Formula 1 is set to undergo some significant revisions in the upcoming years, beginning with a new car design for the 2022 season. Additionally, engine manufacturers in the motorsport have been discussing how to make power units that are simpler, more sustainable and cost-efficient, with the latest round of talks taking place during the recently concluded Italian Grand Prix.
These discussions will lead to new engine rules that will be introduced from 2025, and the emphasise on cost reduction is important to attract outside parties into the motorsport. One of the more notable names that have expressed interest in joining the motorsport is the Volkswagen Group, who was present at the most recent meeting in Italy among F1’s engine suppliers.
During said meeting, Toto Wolff, team principal and CEO of Mercedes-AMG Petronas F1 Team, has said that Mercedes are willing to compromise on F1’s future engine rules to make it easier for the Volkswagen Group to enter the motorsport, Reuters and Motorsport.com reported.
He stated that Mercedes would be willing to get rid of the MGU-H (motor generator unit-heat) system in order to simplify power units. The current V6 turbo hybrid power units used in the F1 cars until 2024 have two motor generator systems, with the MGU-H tasked with recovering, storing and deploying energy from or to the turbocharger. There’s also the MGU-K (motor generator unit-kinetic) system that recovers and supplies kinetic energy from braking.
“The MGU-H is going to be dropped if we can find alignment of many other points. I think it’s a compromise. I cannot speak for anybody else but at Mercedes we are prepared to…in order to facilitate the entry of the Volkswagen Group,” said Wolff.
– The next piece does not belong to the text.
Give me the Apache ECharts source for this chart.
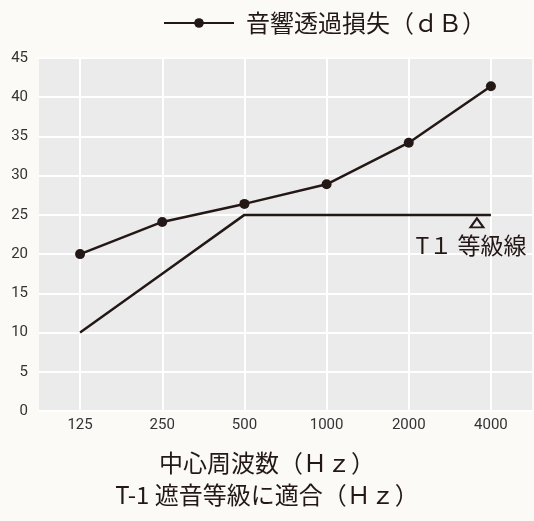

Porsche, which is part of the Volkswagen Group, has been involved in F1 in the past, but pulled out due to high costs; it has said it is considering a return if the conditions are right.
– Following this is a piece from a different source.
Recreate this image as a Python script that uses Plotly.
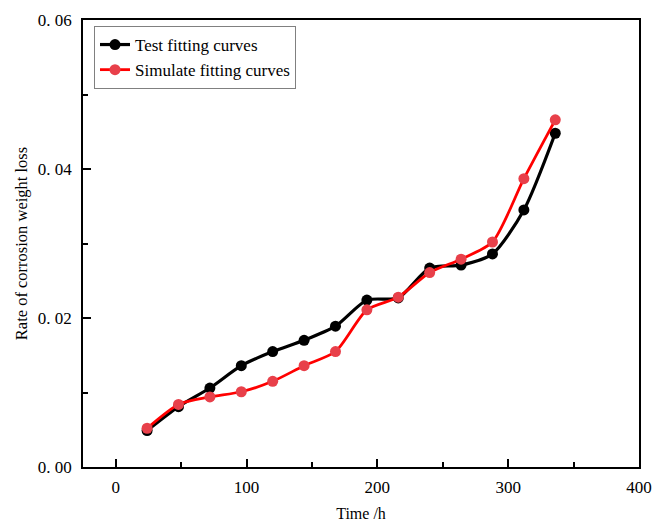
import plotly.graph_objects as go

time_h = [24, 48, 72, 96, 120, 144, 168, 192, 216, 240, 264, 288, 312, 336]
test_vals = [0.0049, 0.0081, 0.0106, 0.0136, 0.0155, 0.0170, 0.0189, 0.0224,
             0.0227, 0.0267, 0.0271, 0.0286, 0.0345, 0.0448]
sim_vals = [0.0052, 0.0084, 0.0094, 0.0101, 0.0115, 0.0136, 0.0155, 0.0211,
            0.0228, 0.0261, 0.0279, 0.0302, 0.0387, 0.0466]
y_tickvals = [0.0, 0.02, 0.04, 0.06]
y_ticktext = ["0. 00", "0. 02", "0. 04", "0. 06"]
x_tickvals = [0, 100, 200, 300, 400]

FONT = "Liberation Serif"

fig = go.Figure()
fig.add_trace(go.Scatter(
    x=time_h, y=test_vals, mode="lines+markers", name="Test fitting curves",
    line=dict(color="black", width=3.2, shape="spline", smoothing=0.7),
    marker=dict(color="black", size=11),
))
fig.add_trace(go.Scatter(
    x=time_h, y=sim_vals, mode="lines+markers", name="Simulate fitting curves",
    line=dict(color="#ff0000", width=2.8, shape="spline", smoothing=0.7),
    marker=dict(color="#e8404a", size=11),
))

axis_common = dict(
    showline=True, linecolor="black", linewidth=1.5, mirror=True,
    ticks="inside", ticklen=8, tickwidth=1.5, tickcolor="black",
    showgrid=False, zeroline=False, automargin=False,
    tickfont=dict(family=FONT, size=17, color="black"),
)

fig.update_layout(
    width=654, height=526,
    margin=dict(l=83, r=15, t=20, b=59),
    paper_bgcolor="white", plot_bgcolor="white",
    font=dict(family=FONT, color="black"),
    xaxis=dict(
        range=[-25, 400], tickvals=x_tickvals,
        minor=dict(ticks="inside", dtick=50, tick0=0, ticklen=5, tickwidth=1.5, tickcolor="black"),
        title=dict(text="Time /h", font=dict(family=FONT, size=16), standoff=12),
        ticklabelstandoff=4,
        **axis_common,
    ),
    yaxis=dict(
        range=[0, 0.06], tickvals=y_tickvals, ticktext=y_ticktext,
        minor=dict(ticks="inside", dtick=0.01, tick0=0, ticklen=5, tickwidth=1.5, tickcolor="black"),
        title=dict(text="Rate of corrosion weight loss", font=dict(family=FONT, size=16.5), standoff=6),
        ticklabelstandoff=6,
        **axis_common,
    ),
    legend=dict(
        x=0.0198, y=0.9866, xanchor="left", yanchor="top",
        bordercolor="#808080", borderwidth=1, bgcolor="white",
        font=dict(family=FONT, size=17, color="black"),
        tracegroupgap=0, itemwidth=30,
    ),
)

fig.write_html(
    "out.html",
    config={"displayModeBar": False},
    post_script="document.body.style.margin='0';document.body.style.overflow='hidden';",
)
“But there are several other topics where compromise needs to be found. If compromise cannot be found then we will probably revert to the governance and have 2026 regulations that the FIA and FOM (Formula One Management) are going to come up with,” he added.
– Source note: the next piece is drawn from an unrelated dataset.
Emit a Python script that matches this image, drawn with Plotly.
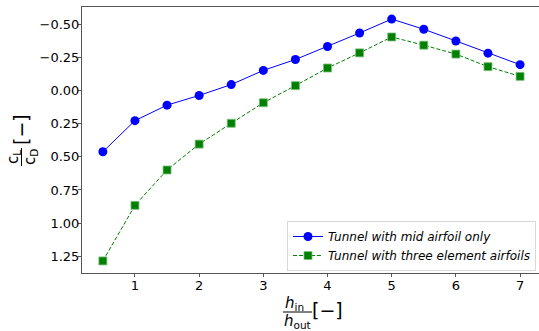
import plotly.graph_objects as go

h_ratio = [0.5, 1.0, 1.5, 2.0, 2.5, 3.0, 3.5, 4.0, 4.5, 5.0, 5.5, 6.0, 6.5, 7.0]
mid_only = [0.462, 0.227, 0.110, 0.037, -0.045, -0.152, -0.234, -0.332, -0.434, -0.539,
            -0.462, -0.374, -0.282, -0.195]
three_elem = [1.285, 0.866, 0.599, 0.404, 0.247, 0.092, -0.037, -0.170, -0.284, -0.404,
              -0.342, -0.275, -0.180, -0.107]
ytick_vals = [-0.50, -0.25, 0.00, 0.25, 0.50, 0.75, 1.00, 1.25]
ytick_text = ["\u22120.50", "\u22120.25", "0.00", "0.25", "0.50", "0.75", "1.00", "1.25"]
xtick_vals = [1, 2, 3, 4, 5, 6, 7]

W, H = 539, 331
L, T, R, B = 82, 7, 0, 58
pw, ph = W - L - R, H - T - B

def px(x):
    return (x - L) / pw

def py(y):
    return (H - B - y) / ph

font = "DejaVu Sans"

fig = go.Figure()
fig.add_trace(go.Scatter(
    x=h_ratio, y=mid_only, mode="lines+markers",
    name="<i>Tunnel with mid airfoil only</i>",
    line=dict(color="blue", width=1),
    marker=dict(symbol="circle", size=9, color="blue"),
))
fig.add_trace(go.Scatter(
    x=h_ratio, y=three_elem, mode="lines+markers",
    name="<i>Tunnel with three element airfoils</i>",
    line=dict(color="green", width=1, dash="4px,2px"),
    marker=dict(symbol="square", size=8, color="green",
                line=dict(color="#7fbf7f", width=0.8)),
))

axis_common = dict(
    showgrid=False, zeroline=False, showline=True, mirror=True,
    linecolor="#555", linewidth=1, ticks="outside", ticklen=3,
    tickcolor="#555", tickfont=dict(family=font, size=13, color="black"),
    automargin=False,
)

fig.update_layout(
    width=W, height=H,
    margin=dict(l=L, r=R, t=T, b=B, pad=0, autoexpand=False),
    paper_bgcolor="white", plot_bgcolor="white",
    font=dict(family=font, color="black"),
    xaxis=dict(range=[0.175, 7.295], tickvals=xtick_vals, ticklabelstandoff=-3,
               **axis_common),
    yaxis=dict(range=[1.376, -0.63], tickvals=ytick_vals, ticktext=ytick_text,
               ticklabelstandoff=-4, **axis_common),
    legend=dict(
        x=px(287), y=py(271), xanchor="left", yanchor="bottom",
        bgcolor="rgba(255,255,255,0.8)", bordercolor="#d8d8d8", borderwidth=1,
        font=dict(family=font, size=12, color="black"),
        itemwidth=30, tracegroupgap=0,
    ),
    showlegend=True,
)

def note(text, x, y, size, angle=0):
    return dict(text=text, x=px(x), y=py(y), xref="paper", yref="paper",
                xanchor="center", yanchor="middle", showarrow=False,
                textangle=angle, font=dict(family=font, size=size, color="black"))

ann = [
    # x-axis label: h_in / h_out [−]
    note("<i>h</i><sub>in</sub>", 294, 303, 15),
    note("<i>h</i><sub>out</sub>", 297, 321, 15),
    note("[\u2212]", 327, 310, 19),
    # y-axis label: c_L / c_D [−]
    note("c<sub>L</sub>", 13, 157, 15, -90),
    note("c<sub>D</sub>", 30, 157, 15, -90),
    note("[\u2212]", 21, 129, 19, -90),
]
fig.update_layout(annotations=ann)

fig.add_shape(type="line", xref="paper", yref="paper",
              x0=px(283), x1=px(312), y0=py(312), y1=py(312),
              line=dict(color="black", width=1))
fig.add_shape(type="line", xref="paper", yref="paper",
              x0=px(21.5), x1=px(21.5), y0=py(148), y1=py(166),
              line=dict(color="black", width=1))

fig.write_html("out.html", config={"displayModeBar": False},
               post_script="document.body.style.margin='0';")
Mercedes currently supplies to four of the 10 teams competing in F1, including its own team as well as the McLaren F1 Team, Aston Martin Cognizant F1 Team and Williams Racing. Meanwhile, Ferrari power units are used by its works team, along with Alfa Romeo Racing Orlen and Uralkali Haas F1 Team.
Renault only supplies its Alpine F1 Team, while Honda power units are used by Red Bull Racing Honda and Scuderia AlphaTauri Honda. Honda has said it will quit F1 at the end of the current season, although Red Bull will take over the Honda’s intellectual property from next year and supply its own engines via the newly founded Red Bull Powertrains.